■ **YOUR OBJECTIVE**
Return the listing below unchanged, minus its pictures.

■ **Entries with chart source code**
## BEGIN

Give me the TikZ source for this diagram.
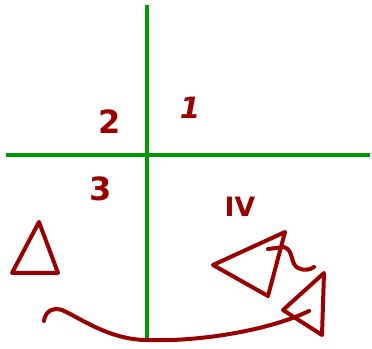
\documentclass[tikz,border=0pt]{standalone}
\usepackage{fontspec}
\setmainfont{DejaVu Sans}
\begin{document}
\begin{tikzpicture}[x=0.75pt,y=-0.75pt,
  axis/.style={draw=green!60!black,line width=2.6pt},
  ink/.style={draw=red!60!black,line width=3pt,line cap=round,line join=round},
  lbl/.style={text=red!60!black,font=\bfseries\fontsize{24}{24}\selectfont,inner sep=0pt}]
\useasboundingbox (0,0) rectangle (372,349);
\fill[white] (0,0) rectangle (372,349);
% axes
\coordinate (vt) at (147,5);
\coordinate (vb) at (147,340);
\coordinate (hl) at (6,155);
\coordinate (hr) at (370,155);
\draw[axis] (vt) -- (vb);
\draw[axis] (hl) -- (hr);
% labels
\node[lbl] (q2) at (110,122) {2};
\node[lbl,font=\fontsize{22}{22}\selectfont\itshape\bfseries] (q1) at (190,108) {1};
\node[lbl] (q3) at (101,189) {3};
\node[lbl,font=\bfseries\fontsize{20}{20}\selectfont] (q4) at (240,207) {IV};
% left triangle
\draw[ink] (39,222) -- (12,273) -- (58,273) -- cycle;
% upper right triangle
\draw[ink] (213,265) -- (285,232) -- (268,296) -- cycle;
% curl
\draw[ink] (268,249) -- (284,247) .. controls (294,250) and (290,264) .. (298,268) .. controls (304,271) and (310,270) .. (314,267);
% lower right triangle
\draw[ink] (324,273) -- (283,310) -- (322,335) -- cycle;
% arc
\draw[ink] (44,321) .. controls (45,312) and (52,307) .. (62,310)
  .. controls (80,318) and (110,340) .. (147,340)
  .. controls (200,342) and (270,330) .. (309,311);
\end{tikzpicture}
\end{document}
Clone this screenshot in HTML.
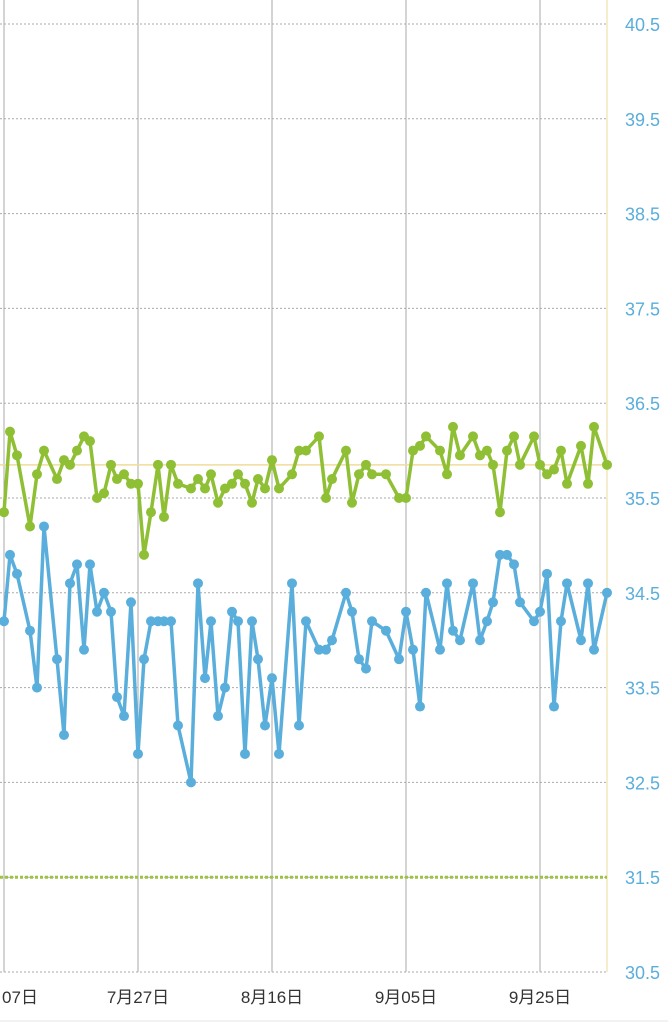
<!DOCTYPE html>
<html><head><meta charset="utf-8"><style>
body{margin:0;background:#fff;width:668px;height:1024px;overflow:hidden}
svg{display:block}
text{font-family:"Liberation Sans","Noto Sans CJK JP",sans-serif}
</style></head><body>
<svg id="s" width="668" height="1024" xmlns="http://www.w3.org/2000/svg"></svg>
<script>
const s=document.getElementById('s');
const Y=v=>24+(40.5-v)*94.8;
let h='';
for(let i=0;i<=10;i++){const v=40.5-i,y=Y(v);
 h+=`<line x1="0" x2="607" y1="${y}" y2="${y}" stroke="#aaa" stroke-dasharray="2,2" stroke-width="1"/>`;
 h+=`<text x="660" y="${y+7}" text-anchor="end" font-size="18" fill="#5aaedb">${v.toFixed(1)}</text>`;}
[4,138,272,406,540].forEach(x=>h+=`<line x1="${x}" x2="${x}" y1="0" y2="972" stroke="#aaa" stroke-width="1"/>`);
h+=`<line x1="607" x2="607" y1="0" y2="972" stroke="#f3e7bd" stroke-width="1.5"/>`;
h+=`<line x1="0" x2="607" y1="${Y(35.85)}" y2="${Y(35.85)}" stroke="#f0dc9a" stroke-width="1.5"/>`;
h+=`<line x1="0" x2="607" y1="${Y(31.5)}" y2="${Y(31.5)}" stroke="#9cc442" stroke-width="3" stroke-dasharray="3,2"/>`;
[["07日",20],["7月27日",138],["8月16日",272],["9月05日",406],["9月25日",540]].forEach(([t,x])=>h+=`<text x="${x}" y="1003" text-anchor="middle" font-size="17" fill="#333">${t}</text>`);
h+=`<line x1="0" x2="668" y1="1021" y2="1021" stroke="#e6e6e6"/>`;
const B=[[4,34.2],[10,34.9],[17,34.7],[30,34.1],[37,33.5],[44,35.2],[57,33.8],[64,33.0],[70,34.6],[77,34.8],[84,33.9],[90,34.8],[97,34.3],[104,34.5],[111,34.3],[117,33.4],[124,33.2],[131,34.4],[138,32.8],[144,33.8],[151,34.2],[158,34.2],[164,34.2],[171,34.2],[178,33.1],[191,32.5],[198,34.6],[205,33.6],[211,34.2],[218,33.2],[225,33.5],[232,34.3],[238,34.2],[245,32.8],[252,34.2],[258,33.8],[265,33.1],[272,33.6],[279,32.8],[292,34.6],[299,33.1],[306,34.2],[319,33.9],[326,33.9],[332,34.0],[346,34.5],[352,34.3],[359,33.8],[366,33.7],[372,34.2],[386,34.1],[399,33.8],[406,34.3],[413,33.9],[420,33.3],[426,34.5],[440,33.9],[447,34.6],[453,34.1],[460,34.0],[473,34.6],[480,34.0],[487,34.2],[493,34.4],[500,34.9],[507,34.9],[514,34.8],[520,34.4],[534,34.2],[540,34.3],[547,34.7],[554,33.3],[561,34.2],[567,34.6],[581,34.0],[588,34.6],[594,33.9],[607,34.5]];
const G=[[4,35.35],[10,36.2],[17,35.95],[30,35.2],[37,35.75],[44,36.0],[57,35.7],[64,35.9],[70,35.85],[77,36.0],[84,36.15],[90,36.1],[97,35.5],[104,35.55],[111,35.85],[117,35.7],[124,35.75],[131,35.65],[138,35.65],[144,34.9],[151,35.35],[158,35.85],[164,35.3],[171,35.85],[178,35.65],[191,35.6],[198,35.7],[205,35.6],[211,35.75],[218,35.45],[225,35.6],[232,35.65],[238,35.75],[245,35.65],[252,35.45],[258,35.7],[265,35.6],[272,35.9],[279,35.6],[292,35.75],[299,36.0],[306,36.0],[319,36.15],[326,35.5],[332,35.7],[346,36.0],[352,35.45],[359,35.75],[366,35.85],[372,35.75],[386,35.75],[399,35.5],[406,35.5],[413,36.0],[420,36.05],[426,36.15],[440,36.0],[447,35.75],[453,36.25],[460,35.95],[473,36.15],[480,35.95],[487,36.0],[493,35.85],[500,35.35],[507,36.0],[514,36.15],[520,35.85],[534,36.15],[540,35.85],[547,35.75],[554,35.8],[561,36.0],[567,35.65],[581,36.05],[588,35.65],[594,36.25],[607,35.85]];
function ser(d,c){let p=d.map(([x,v])=>x+','+Y(v)).join(' ');
 let r=`<polyline points="${p}" fill="none" stroke="${c}" stroke-width="3.5" stroke-linejoin="round"/>`;
 d.forEach(([x,v])=>r+=`<circle cx="${x}" cy="${Y(v)}" r="5" fill="${c}"/>`);return r;}
h+=ser(G,'#8fbf34');h+=ser(B,'#5aaedb');
s.innerHTML=h;
</script>
</body></html>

## END

■ **WRITTEN SOLUTION**
Give me the TikZ source for this diagram.
\documentclass[tikz,border=0pt]{standalone}
\usepackage{fontspec}
\setmainfont{DejaVu Sans}
\begin{document}
\begin{tikzpicture}[x=0.75pt,y=-0.75pt,
  axis/.style={draw=green!60!black,line width=2.6pt},
  ink/.style={draw=red!60!black,line width=3pt,line cap=round,line join=round},
  lbl/.style={text=red!60!black,font=\bfseries\fontsize{24}{24}\selectfont,inner sep=0pt}]
\useasboundingbox (0,0) rectangle (372,349);
\fill[white] (0,0) rectangle (372,349);
% axes
\coordinate (vt) at (147,5);
\coordinate (vb) at (147,340);
\coordinate (hl) at (6,155);
\coordinate (hr) at (370,155);
\draw[axis] (vt) -- (vb);
\draw[axis] (hl) -- (hr);
% labels
\node[lbl] (q2) at (110,122) {2};
\node[lbl,font=\fontsize{22}{22}\selectfont\itshape\bfseries] (q1) at (190,108) {1};
\node[lbl] (q3) at (101,189) {3};
\node[lbl,font=\bfseries\fontsize{20}{20}\selectfont] (q4) at (240,207) {IV};
% left triangle
\draw[ink] (39,222) -- (12,273) -- (58,273) -- cycle;
% upper right triangle
\draw[ink] (213,265) -- (285,232) -- (268,296) -- cycle;
% curl
\draw[ink] (268,249) -- (284,247) .. controls (294,250) and (290,264) .. (298,268) .. controls (304,271) and (310,270) .. (314,267);
% lower right triangle
\draw[ink] (324,273) -- (283,310) -- (322,335) -- cycle;
% arc
\draw[ink] (44,321) .. controls (45,312) and (52,307) .. (62,310)
  .. controls (80,318) and (110,340) .. (147,340)
  .. controls (200,342) and (270,330) .. (309,311);
\end{tikzpicture}
\end{document}
Clone this screenshot in HTML.
<!DOCTYPE html>
<html><head><meta charset="utf-8"><style>
body{margin:0;background:#fff;width:668px;height:1024px;overflow:hidden}
svg{display:block}
text{font-family:"Liberation Sans","Noto Sans CJK JP",sans-serif}
</style></head><body>
<svg id="s" width="668" height="1024" xmlns="http://www.w3.org/2000/svg"></svg>
<script>
const s=document.getElementById('s');
const Y=v=>24+(40.5-v)*94.8;
let h='';
for(let i=0;i<=10;i++){const v=40.5-i,y=Y(v);
 h+=`<line x1="0" x2="607" y1="${y}" y2="${y}" stroke="#aaa" stroke-dasharray="2,2" stroke-width="1"/>`;
 h+=`<text x="660" y="${y+7}" text-anchor="end" font-size="18" fill="#5aaedb">${v.toFixed(1)}</text>`;}
[4,138,272,406,540].forEach(x=>h+=`<line x1="${x}" x2="${x}" y1="0" y2="972" stroke="#aaa" stroke-width="1"/>`);
h+=`<line x1="607" x2="607" y1="0" y2="972" stroke="#f3e7bd" stroke-width="1.5"/>`;
h+=`<line x1="0" x2="607" y1="${Y(35.85)}" y2="${Y(35.85)}" stroke="#f0dc9a" stroke-width="1.5"/>`;
h+=`<line x1="0" x2="607" y1="${Y(31.5)}" y2="${Y(31.5)}" stroke="#9cc442" stroke-width="3" stroke-dasharray="3,2"/>`;
[["07日",20],["7月27日",138],["8月16日",272],["9月05日",406],["9月25日",540]].forEach(([t,x])=>h+=`<text x="${x}" y="1003" text-anchor="middle" font-size="17" fill="#333">${t}</text>`);
h+=`<line x1="0" x2="668" y1="1021" y2="1021" stroke="#e6e6e6"/>`;
const B=[[4,34.2],[10,34.9],[17,34.7],[30,34.1],[37,33.5],[44,35.2],[57,33.8],[64,33.0],[70,34.6],[77,34.8],[84,33.9],[90,34.8],[97,34.3],[104,34.5],[111,34.3],[117,33.4],[124,33.2],[131,34.4],[138,32.8],[144,33.8],[151,34.2],[158,34.2],[164,34.2],[171,34.2],[178,33.1],[191,32.5],[198,34.6],[205,33.6],[211,34.2],[218,33.2],[225,33.5],[232,34.3],[238,34.2],[245,32.8],[252,34.2],[258,33.8],[265,33.1],[272,33.6],[279,32.8],[292,34.6],[299,33.1],[306,34.2],[319,33.9],[326,33.9],[332,34.0],[346,34.5],[352,34.3],[359,33.8],[366,33.7],[372,34.2],[386,34.1],[399,33.8],[406,34.3],[413,33.9],[420,33.3],[426,34.5],[440,33.9],[447,34.6],[453,34.1],[460,34.0],[473,34.6],[480,34.0],[487,34.2],[493,34.4],[500,34.9],[507,34.9],[514,34.8],[520,34.4],[534,34.2],[540,34.3],[547,34.7],[554,33.3],[561,34.2],[567,34.6],[581,34.0],[588,34.6],[594,33.9],[607,34.5]];
const G=[[4,35.35],[10,36.2],[17,35.95],[30,35.2],[37,35.75],[44,36.0],[57,35.7],[64,35.9],[70,35.85],[77,36.0],[84,36.15],[90,36.1],[97,35.5],[104,35.55],[111,35.85],[117,35.7],[124,35.75],[131,35.65],[138,35.65],[144,34.9],[151,35.35],[158,35.85],[164,35.3],[171,35.85],[178,35.65],[191,35.6],[198,35.7],[205,35.6],[211,35.75],[218,35.45],[225,35.6],[232,35.65],[238,35.75],[245,35.65],[252,35.45],[258,35.7],[265,35.6],[272,35.9],[279,35.6],[292,35.75],[299,36.0],[306,36.0],[319,36.15],[326,35.5],[332,35.7],[346,36.0],[352,35.45],[359,35.75],[366,35.85],[372,35.75],[386,35.75],[399,35.5],[406,35.5],[413,36.0],[420,36.05],[426,36.15],[440,36.0],[447,35.75],[453,36.25],[460,35.95],[473,36.15],[480,35.95],[487,36.0],[493,35.85],[500,35.35],[507,36.0],[514,36.15],[520,35.85],[534,36.15],[540,35.85],[547,35.75],[554,35.8],[561,36.0],[567,35.65],[581,36.05],[588,35.65],[594,36.25],[607,35.85]];
function ser(d,c){let p=d.map(([x,v])=>x+','+Y(v)).join(' ');
 let r=`<polyline points="${p}" fill="none" stroke="${c}" stroke-width="3.5" stroke-linejoin="round"/>`;
 d.forEach(([x,v])=>r+=`<circle cx="${x}" cy="${Y(v)}" r="5" fill="${c}"/>`);return r;}
h+=ser(G,'#8fbf34');h+=ser(B,'#5aaedb');
s.innerHTML=h;
</script>
</body></html>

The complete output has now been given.